Task objective>
Skip every image and restate the data word for word.

Data segment>
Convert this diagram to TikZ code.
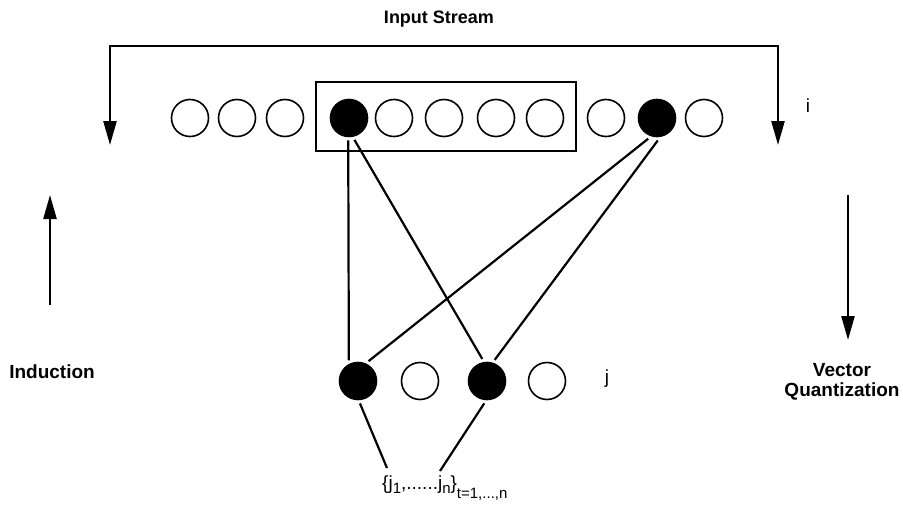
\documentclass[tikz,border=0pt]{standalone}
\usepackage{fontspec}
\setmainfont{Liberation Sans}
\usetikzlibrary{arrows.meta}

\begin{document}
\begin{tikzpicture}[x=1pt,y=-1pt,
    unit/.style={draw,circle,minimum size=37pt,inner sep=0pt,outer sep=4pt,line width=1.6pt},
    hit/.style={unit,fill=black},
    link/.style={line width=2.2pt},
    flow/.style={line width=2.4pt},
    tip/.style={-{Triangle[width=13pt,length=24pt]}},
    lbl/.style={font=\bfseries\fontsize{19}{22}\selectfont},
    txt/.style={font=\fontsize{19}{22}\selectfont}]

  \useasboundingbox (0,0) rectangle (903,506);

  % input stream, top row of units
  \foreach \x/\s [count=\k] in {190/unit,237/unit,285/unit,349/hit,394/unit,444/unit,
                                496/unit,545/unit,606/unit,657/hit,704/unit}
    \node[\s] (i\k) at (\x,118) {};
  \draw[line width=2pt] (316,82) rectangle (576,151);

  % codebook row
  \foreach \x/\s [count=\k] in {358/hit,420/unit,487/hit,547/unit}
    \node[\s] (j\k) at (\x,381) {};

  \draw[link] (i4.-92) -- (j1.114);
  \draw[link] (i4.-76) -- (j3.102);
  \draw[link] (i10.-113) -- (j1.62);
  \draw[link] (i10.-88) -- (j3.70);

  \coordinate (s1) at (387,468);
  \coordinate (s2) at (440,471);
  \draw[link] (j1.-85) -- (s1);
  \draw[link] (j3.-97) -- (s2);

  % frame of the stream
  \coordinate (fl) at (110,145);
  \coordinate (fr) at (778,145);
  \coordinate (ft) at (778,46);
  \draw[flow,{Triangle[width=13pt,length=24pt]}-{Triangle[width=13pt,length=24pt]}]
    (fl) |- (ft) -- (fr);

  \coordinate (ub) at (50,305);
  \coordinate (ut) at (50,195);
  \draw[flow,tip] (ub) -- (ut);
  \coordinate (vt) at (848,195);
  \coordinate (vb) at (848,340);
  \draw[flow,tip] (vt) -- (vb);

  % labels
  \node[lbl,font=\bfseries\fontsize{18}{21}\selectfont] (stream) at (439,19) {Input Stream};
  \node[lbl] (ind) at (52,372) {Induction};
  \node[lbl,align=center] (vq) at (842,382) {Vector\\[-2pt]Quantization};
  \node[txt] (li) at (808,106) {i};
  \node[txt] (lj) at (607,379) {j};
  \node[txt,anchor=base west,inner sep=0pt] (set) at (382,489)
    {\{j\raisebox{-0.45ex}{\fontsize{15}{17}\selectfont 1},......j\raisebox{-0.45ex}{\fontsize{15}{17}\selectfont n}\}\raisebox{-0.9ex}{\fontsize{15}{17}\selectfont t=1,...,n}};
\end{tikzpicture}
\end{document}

Solution for this problem>
Convert this diagram to TikZ code.
\documentclass[tikz,border=0pt]{standalone}
\usepackage{fontspec}
\setmainfont{Liberation Sans}
\usetikzlibrary{arrows.meta}

\begin{document}
\begin{tikzpicture}[x=1pt,y=-1pt,
    unit/.style={draw,circle,minimum size=37pt,inner sep=0pt,outer sep=4pt,line width=1.6pt},
    hit/.style={unit,fill=black},
    link/.style={line width=2.2pt},
    flow/.style={line width=2.4pt},
    tip/.style={-{Triangle[width=13pt,length=24pt]}},
    lbl/.style={font=\bfseries\fontsize{19}{22}\selectfont},
    txt/.style={font=\fontsize{19}{22}\selectfont}]

  \useasboundingbox (0,0) rectangle (903,506);

  % input stream, top row of units
  \foreach \x/\s [count=\k] in {190/unit,237/unit,285/unit,349/hit,394/unit,444/unit,
                                496/unit,545/unit,606/unit,657/hit,704/unit}
    \node[\s] (i\k) at (\x,118) {};
  \draw[line width=2pt] (316,82) rectangle (576,151);

  % codebook row
  \foreach \x/\s [count=\k] in {358/hit,420/unit,487/hit,547/unit}
    \node[\s] (j\k) at (\x,381) {};

  \draw[link] (i4.-92) -- (j1.114);
  \draw[link] (i4.-76) -- (j3.102);
  \draw[link] (i10.-113) -- (j1.62);
  \draw[link] (i10.-88) -- (j3.70);

  \coordinate (s1) at (387,468);
  \coordinate (s2) at (440,471);
  \draw[link] (j1.-85) -- (s1);
  \draw[link] (j3.-97) -- (s2);

  % frame of the stream
  \coordinate (fl) at (110,145);
  \coordinate (fr) at (778,145);
  \coordinate (ft) at (778,46);
  \draw[flow,{Triangle[width=13pt,length=24pt]}-{Triangle[width=13pt,length=24pt]}]
    (fl) |- (ft) -- (fr);

  \coordinate (ub) at (50,305);
  \coordinate (ut) at (50,195);
  \draw[flow,tip] (ub) -- (ut);
  \coordinate (vt) at (848,195);
  \coordinate (vb) at (848,340);
  \draw[flow,tip] (vt) -- (vb);

  % labels
  \node[lbl,font=\bfseries\fontsize{18}{21}\selectfont] (stream) at (439,19) {Input Stream};
  \node[lbl] (ind) at (52,372) {Induction};
  \node[lbl,align=center] (vq) at (842,382) {Vector\\[-2pt]Quantization};
  \node[txt] (li) at (808,106) {i};
  \node[txt] (lj) at (607,379) {j};
  \node[txt,anchor=base west,inner sep=0pt] (set) at (382,489)
    {\{j\raisebox{-0.45ex}{\fontsize{15}{17}\selectfont 1},......j\raisebox{-0.45ex}{\fontsize{15}{17}\selectfont n}\}\raisebox{-0.9ex}{\fontsize{15}{17}\selectfont t=1,...,n}};
\end{tikzpicture}
\end{document}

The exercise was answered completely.